I recently wrote a review of a Bristol restaurant for this magazine and commented on the development of an exciting “food scene” in the city. There was plenty of email response, mostly positive, but one or two made me think that I should probably try to explain what I meant by “food scene”.
In recent years there have been several places, from shopping streets to “quarters” and districts, that have become gathering places for the new tribe of food lovers. Some are the product of clever marketing, others the result of less obvious influences. Food, and the businesses that deal in it, has become one of the few areas of growth in our economy. The perceived wisdom is that “everybody has to eat – even in a recession” but there has also been an undeniable growth in interest among the public.
London’s Borough Market is probably the best example of a small-scale food scene that has developed in parallel with the “food renaissance”. The market had historically been a hub for food wholesale but had largely fallen into disuse. Initially a few independent traders, catering to “early adopter” hobbyist cooks, arrived and then, as interest increased in food and cooking as a broader “lifestyle”, new customers began to flock, as did the tourists.
The Borough story reflects the way popular media have turned cooking from a domestic necessity into a spectator sport and a branch of entertainment. But there is definitely a mature and functioning food scene here – as there is in other areas where food has been recognised as an important commercial sector.

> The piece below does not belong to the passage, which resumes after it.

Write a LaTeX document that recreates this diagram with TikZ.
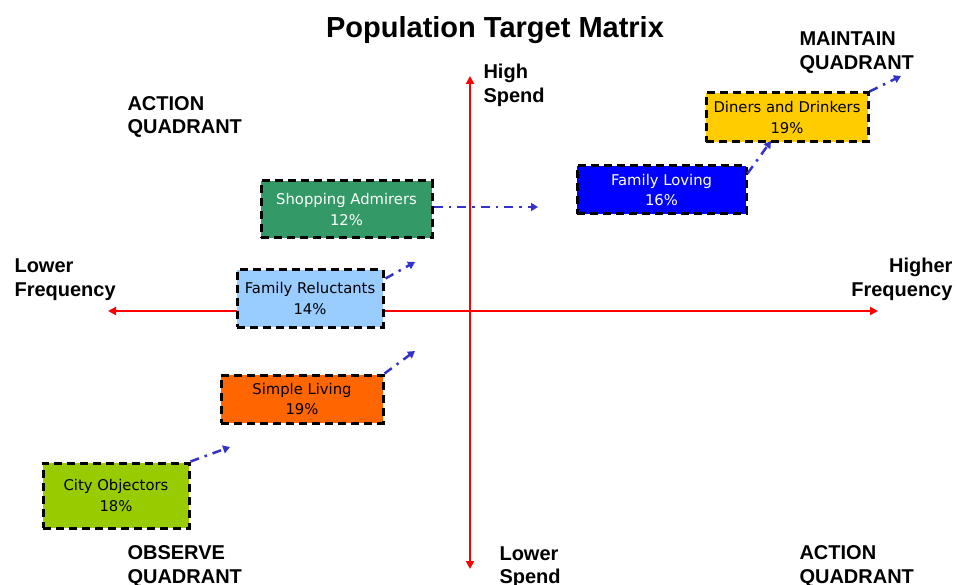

A food scene at a town scale is a different story. In some odd cases a single motivating presence can attract enough interest to turn a small place into a “foodie destination”, Rick Stein’s influence on Padstow being the most obvious example. But for a whole town to develop a food scene without a star attraction is a more unpredictable business. Abergavenny is home to one of the most successful food festivals in the UK and a small but impressive clutch of restaurants. It manages, through most of the year, to exert a modest pull on food lovers with money to spend.
Why Bristol is growing a lively food culture, while other larger towns in the UK are not, could be ascribed to various factors. There are enough people with disposable income in the area so they are not dependent on seasonal incomers. But there’s also something less tangible about the place, something about the attitude. Beyond just having the money to spend, there needs to be a belief that going out to eat good food is worth spending the money on. There are other towns in the UK with just as much middle-class cash as Bristol but where the hedonistic habit of dropping it on good food, wine and company is not so quick to take root.
Things are changing, though. As we get more enthusiastic about food as a nation and as the economy shifts, different areas will develop at different speeds and around different motivating stimuli. In some places cheap property on deserted high streets is supplying premises for food start-ups, in others social media is encouraging a subculture of pop-ups. In my home town of Cambridge, the traditional concentration of eating out around college high tables is being challenged by a ferociously enthusiastic little coterie of independents and a Twitter-facilitated food crowd.
If your town doesn’t have an identifiable food scene yet, it surely will soon. Watch social media and pop-ups, visit the start-ups and make sure you’re a part of it.